If you drive fewer than 7,500 miles per year, ask whether the carrier offers a low-mileage discount and whether it stacks with the defensive driving discount. Many senior drivers no longer commute and qualify for both. Some carriers cap annual mileage discounts at a specific threshold; others scale the discount continuously as mileage drops. The combination of a defensive driving discount and a low-mileage discount can reduce your premium by 15 to 20 percent compared to a standard-mileage driver without the course completion, but only if both discounts apply simultaneously and your carrier allows stacking.
What to Do Right Now
Pull your current auto insurance declarations page. Look for any line item referencing a mature-driver discount, defensive driving discount, or course-completion discount. If you see one, check the date you completed the course and calculate when the three-year certificate expires. If the expiration date is within the next six months, enroll in a Rhode Island DMV-approved defensive driving course now and submit the new certificate to your agent before the old one lapses.
If you do not see a discount on your declarations page and you completed an approved course within the past three years, call your agent today. Ask explicitly whether the discount was applied and request that they confirm it appears in your carrier's underwriting system. If it was not applied, ask why and request manual application if the certificate is still valid. If your agent cannot give you a clear answer, call your carrier's customer service line directly and ask the same question. Document the date of the call and the name of the representative you spoke with.

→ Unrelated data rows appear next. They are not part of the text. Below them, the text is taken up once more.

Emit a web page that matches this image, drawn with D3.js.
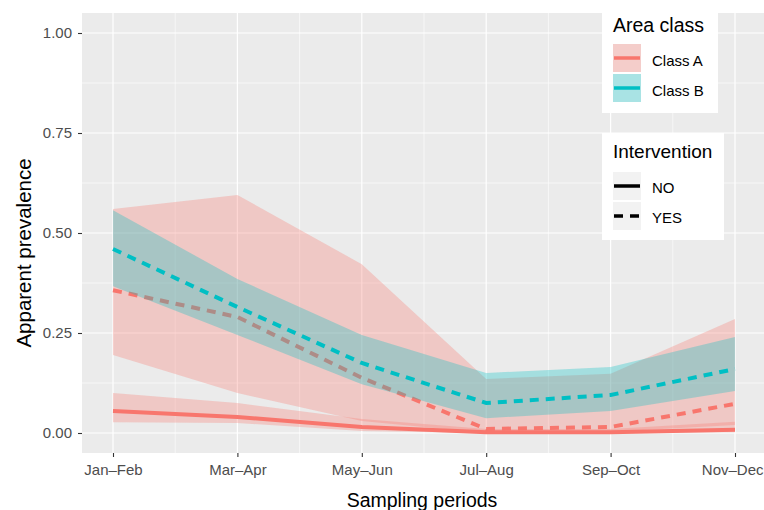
<!DOCTYPE html>
<html>
<head>
<meta charset="utf-8">
<script src="https://cdn.jsdelivr.net/npm/d3@7"></script>
<style>
  html, body { margin: 0; padding: 0; background: #fff; }
  svg { display: block; font-family: "Liberation Sans", Arial, sans-serif; }
</style>
</head>
<body>
<svg id="chart" width="764" height="510"></svg>
<script>
// Sampling periods (x positions 1..6)
const periods = ["Jan\u2013Feb", "Mar\u2013Apr", "May\u2013Jun", "Jul\u2013Aug", "Sep\u2013Oct", "Nov\u2013Dec"];
const yTicks = [0, 0.25, 0.5, 0.75, 1];

// Class A, no intervention
const aNoMean  = [0.055, 0.040, 0.015, 0.002, 0.002, 0.008];
const aNoLow   = [0.027, 0.025, 0.005, 0.000, 0.000, 0.002];
const aNoHigh  = [0.100, 0.075, 0.035, 0.010, 0.010, 0.028];

// Class A, intervention
const aYesMean = [0.357, 0.290, 0.138, 0.010, 0.015, 0.073];
const aYesLow  = [0.195, 0.100, 0.030, 0.000, 0.003, 0.020];
const aYesHigh = [0.560, 0.595, 0.422, 0.135, 0.148, 0.285];

// Class B, intervention
const bYesMean = [0.460, 0.315, 0.175, 0.075, 0.095, 0.160];
const bYesLow  = [0.367, 0.245, 0.122, 0.037, 0.055, 0.105];
const bYesHigh = [0.557, 0.385, 0.245, 0.150, 0.165, 0.240];

const colA = "#F8766D", colB = "#00BFC4";
const ribbonAlpha = 0.3;
const dash = "9 7";

const W = 764;
const svg = d3.select("#chart");
const panel = { left: 82, right: 766, top: 13, bottom: 453 };

const x = d3.scaleLinear().domain([1, 6]).range([113, 735]);
const y = d3.scaleLinear().domain([0, 1]).range([433, 33]);

// panel background
svg.append("rect")
  .attr("x", panel.left).attr("y", panel.top)
  .attr("width", panel.right - panel.left).attr("height", panel.bottom - panel.top)
  .attr("fill", "#EBEBEB");

const grid = svg.append("g");
// minor grid
d3.range(0.125, 1, 0.25).forEach(v => {
  grid.append("line").attr("x1", panel.left).attr("x2", panel.right)
    .attr("y1", y(v)).attr("y2", y(v)).attr("stroke", "#fff").attr("stroke-width", 0.6);
});
d3.range(1.5, 6, 1).forEach(v => {
  grid.append("line").attr("y1", panel.top).attr("y2", panel.bottom)
    .attr("x1", x(v)).attr("x2", x(v)).attr("stroke", "#fff").attr("stroke-width", 0.6);
});
// major grid
yTicks.forEach(v => {
  grid.append("line").attr("x1", panel.left).attr("x2", panel.right)
    .attr("y1", y(v)).attr("y2", y(v)).attr("stroke", "#fff").attr("stroke-width", 1.2);
});
periods.forEach((p, i) => {
  grid.append("line").attr("y1", panel.top).attr("y2", panel.bottom)
    .attr("x1", x(i + 1)).attr("x2", x(i + 1)).attr("stroke", "#fff").attr("stroke-width", 1.2);
});

const idx = d3.range(periods.length);
const area = (lo, hi) => d3.area()
  .x(i => x(i + 1)).y0(i => y(lo[i])).y1(i => y(hi[i]))(idx);
const line = vals => d3.line().x(i => x(i + 1)).y(i => y(vals[i]))(idx);

const marks = svg.append("g");
// Class A ribbons and lines
marks.append("path").attr("d", area(aYesLow, aYesHigh)).attr("fill", colA).attr("fill-opacity", ribbonAlpha);
marks.append("path").attr("d", area(aNoLow, aNoHigh)).attr("fill", colA).attr("fill-opacity", ribbonAlpha);
marks.append("path").attr("d", line(aNoMean)).attr("fill", "none")
  .attr("stroke", colA).attr("stroke-width", 4);
marks.append("path").attr("d", line(aYesMean)).attr("fill", "none")
  .attr("stroke", colA).attr("stroke-width", 4).attr("stroke-dasharray", dash);
// Class B ribbon and line
marks.append("path").attr("d", area(bYesLow, bYesHigh)).attr("fill", colB).attr("fill-opacity", ribbonAlpha);
marks.append("path").attr("d", line(bYesMean)).attr("fill", "none")
  .attr("stroke", colB).attr("stroke-width", 4).attr("stroke-dasharray", dash);

// axes
const tickFont = 15;
const yAxis = d3.axisLeft(y).tickValues(yTicks).tickFormat(d3.format(".2f")).tickSize(4).tickPadding(6);
const gy = svg.append("g").attr("transform", `translate(${panel.left},0)`).call(yAxis);
gy.select(".domain").remove();
gy.selectAll(".tick line").attr("stroke", "#333").attr("stroke-width", 1.1);
gy.selectAll(".tick text").attr("fill", "#4D4D4D").attr("font-size", tickFont)
  .attr("font-family", "Liberation Sans, Arial, sans-serif");

const xAxis = d3.axisBottom(x).tickValues(d3.range(1, 7)).tickFormat(d => periods[d - 1]).tickSize(4).tickPadding(7);
const gx = svg.append("g").attr("transform", `translate(0,${panel.bottom})`).call(xAxis);
gx.select(".domain").remove();
gx.selectAll(".tick line").attr("stroke", "#333").attr("stroke-width", 1.1);
gx.selectAll(".tick text").attr("fill", "#4D4D4D").attr("font-size", tickFont)
  .attr("font-family", "Liberation Sans, Arial, sans-serif")
  .each(function (d) {
    // keep the last period label inside the drawing area
    const half = this.getComputedTextLength() / 2;
    const over = x(d) + half - (W - 1);
    if (over > 0) d3.select(this).attr("x", -over);
  });

// axis titles
svg.append("text").attr("x", 422).attr("y", 507).attr("text-anchor", "middle")
  .attr("font-size", 19.5).attr("fill", "#000").text("Sampling periods");
svg.append("text").attr("transform", "translate(31,253) rotate(-90)").attr("text-anchor", "middle")
  .attr("font-size", 20.5).attr("fill", "#000").text("Apparent prevalence");

// legend: Area class
const lg1 = svg.append("g");
lg1.append("rect").attr("x", 602).attr("y", 12).attr("width", 116).attr("height", 101).attr("fill", "#fff");
lg1.append("text").attr("x", 613).attr("y", 32).attr("font-size", 19.5).text("Area class");
[["Class A", colA], ["Class B", colB]].forEach(([lab, c], i) => {
  const ky = 44 + i * 30;
  lg1.append("rect").attr("x", 613).attr("y", ky).attr("width", 28).attr("height", 28).attr("fill", "#F2F2F2");
  lg1.append("rect").attr("x", 613).attr("y", ky).attr("width", 28).attr("height", 28)
    .attr("fill", c).attr("fill-opacity", ribbonAlpha);
  lg1.append("line").attr("x1", 614).attr("x2", 640).attr("y1", ky + 14).attr("y2", ky + 14)
    .attr("stroke", c).attr("stroke-width", 3.5);
  lg1.append("text").attr("x", 652).attr("y", ky + 21.5).attr("font-size", 15).text(lab);
});

// legend: Intervention
const lg2 = svg.append("g");
lg2.append("rect").attr("x", 602).attr("y", 133).attr("width", 122).attr("height", 107).attr("fill", "#fff");
lg2.append("text").attr("x", 613).attr("y", 158).attr("font-size", 19).text("Intervention");
[["NO", null], ["YES", dash]].forEach(([lab, d], i) => {
  const ky = 172 + i * 30;
  lg2.append("rect").attr("x", 613).attr("y", ky).attr("width", 28).attr("height", 28).attr("fill", "#F2F2F2");
  const l = lg2.append("line").attr("x1", 614).attr("x2", 640).attr("y1", ky + 14).attr("y2", ky + 14)
    .attr("stroke", "#000").attr("stroke-width", 3.5);
  if (d) l.attr("stroke-dasharray", d);
  lg2.append("text").attr("x", 652).attr("y", ky + 20.5).attr("font-size", 15).text(lab);
});
</script>
</body>
</html>
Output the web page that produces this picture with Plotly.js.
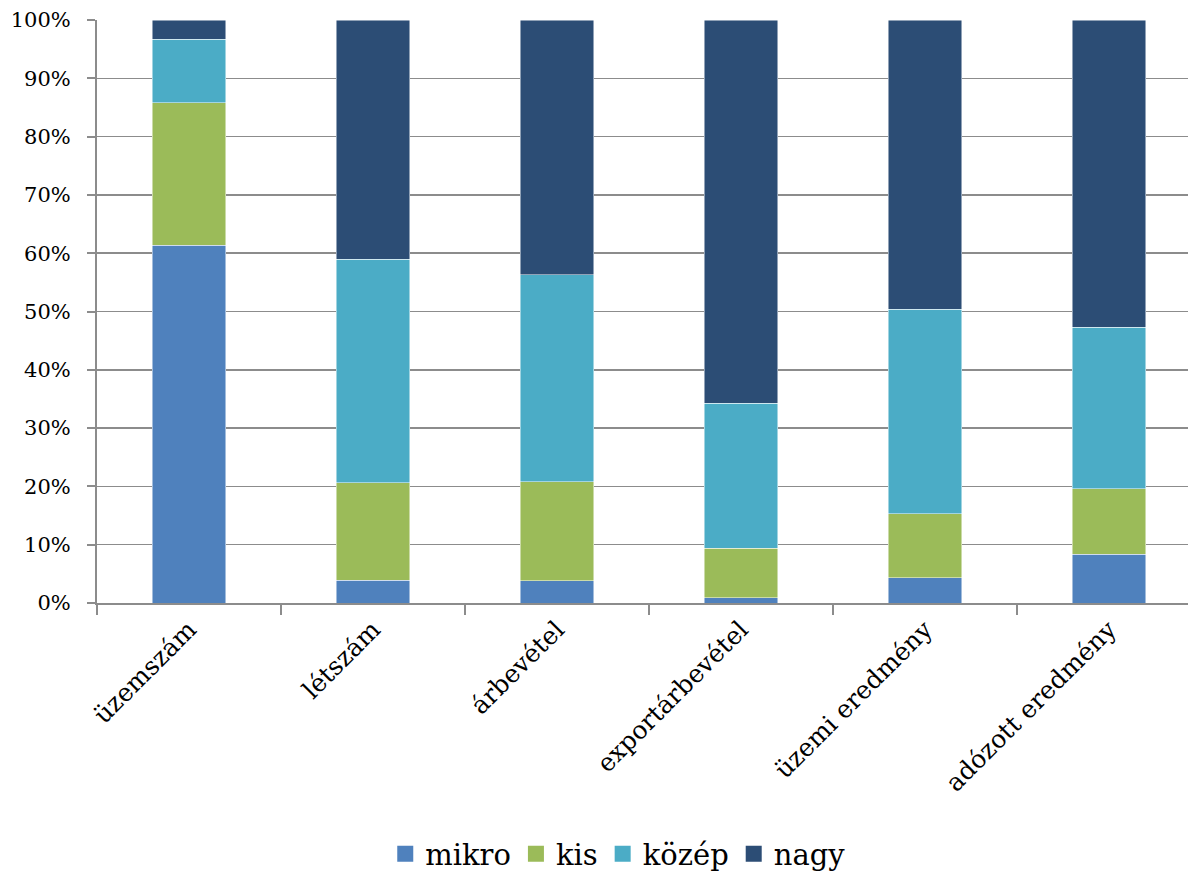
<!DOCTYPE html>
<html>
<head>
<meta charset="utf-8">
<script src="https://cdn.plot.ly/plotly-3.0.1.min.js"></script>
<style>html,body{margin:0;padding:0;background:#fff;}#chart{width:1188px;height:873px;}</style>
</head>
<body>
<div id="chart"></div>
<script>
var categories = ["üzemszám", "létszám", "árbevétel", "exportárbevétel", "üzemi eredmény", "adózott eredmény"];
var mikro  = [61.4, 3.9, 3.8, 0.9, 4.3, 8.4];
var kis    = [24.4, 16.7, 17.0, 8.5, 11.0, 11.2];
var kozep  = [10.9, 38.4, 35.5, 24.9, 35.1, 27.7];
var nagy   = [3.3, 41.0, 43.7, 65.7, 49.6, 52.7];
var seriesNames = ["mikro", "kis", "közép", "nagy"];
var colors = ["#4F81BD", "#9BBB59", "#4BACC6", "#2C4D75"];

var series = [mikro, kis, kozep, nagy];
var traces = series.map(function (vals, i) {
  return {
    type: "bar",
    x: categories,
    y: vals,
    name: seriesNames[i],
    width: 0.4,
    showlegend: false,
    marker: { color: colors[i], line: { color: "rgba(255,255,255,0.6)", width: 0.8 } },
    hoverinfo: "skip"
  };
});
seriesNames.forEach(function (n, i) {
  traces.push({
    type: "scatter",
    mode: "markers",
    x: [null], y: [null],
    name: n,
    marker: { symbol: "square", size: 19, color: colors[i] },
    showlegend: true,
    hoverinfo: "skip"
  });
});

var font = "DejaVu Serif";
var layout = {
  width: 1188,
  height: 873,
  margin: { l: 97, r: 0, t: 20, b: 270 },
  barmode: "stack",
  barnorm: "fraction",
  paper_bgcolor: "#ffffff",
  plot_bgcolor: "#ffffff",
  font: { family: font, size: 21, color: "#000" },
  showlegend: true,
  legend: {
    orientation: "h",
    xref: "container", yref: "container",
    x: 0.52, y: 0.022,
    xanchor: "center", yanchor: "middle",
    font: { family: font, size: 29, color: "#000" },
    itemwidth: 30,
    traceorder: "normal"
  },
  xaxis: {
    type: "category",
    range: [-0.5, 5.43],
    tickangle: -45,
    tickson: "boundaries",
    ticks: "outside",
    ticklen: 10,
    tickwidth: 2,
    tickcolor: "#8c8c8c",
    showline: true,
    linecolor: "#8c8c8c",
    linewidth: 2,
    showgrid: false,
    tickfont: { family: font, size: 25, color: "#000" },
    fixedrange: true
  },
  yaxis: {
    range: [0, 1],
    dtick: 0.1,
    tickformat: ".0%",
    ticks: "outside",
    ticklen: 8,
    tickwidth: 2,
    tickcolor: "#8c8c8c",
    ticklabelstandoff: 12,
    showline: true,
    linecolor: "#8c8c8c",
    linewidth: 2,
    showgrid: true,
    gridcolor: "#8c8c8c",
    gridwidth: 1.5,
    zeroline: false,
    tickfont: { family: font, size: 21, color: "#000" },
    fixedrange: true
  }
};

Plotly.newPlot("chart", traces, layout, { displayModeBar: false, staticPlot: true });
</script>
</body>
</html>
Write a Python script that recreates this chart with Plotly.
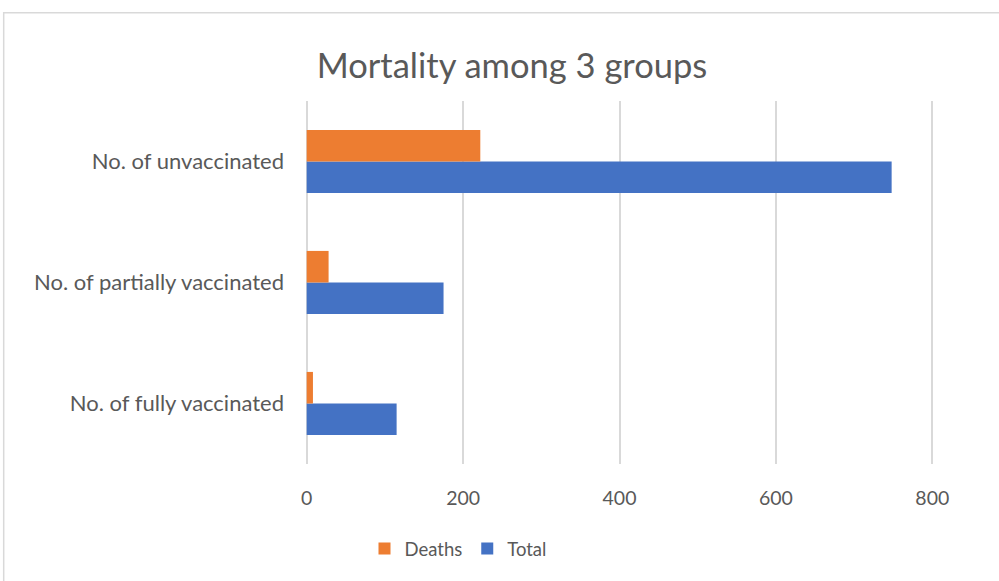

If you have not yet completed a defensive driving course and you are 55 or older, verify which courses are approved by the Rhode Island DMV. Complete one within the next 30 days. Submit the certificate to your agent immediately and ask them to confirm receipt in writing. Thirty days before your next renewal, call your agent and confirm the discount will appear on your renewal declarations page. This sequence ensures you capture the discount at renewal and avoid the multi-month lag some carriers introduce when certificates arrive mid-term.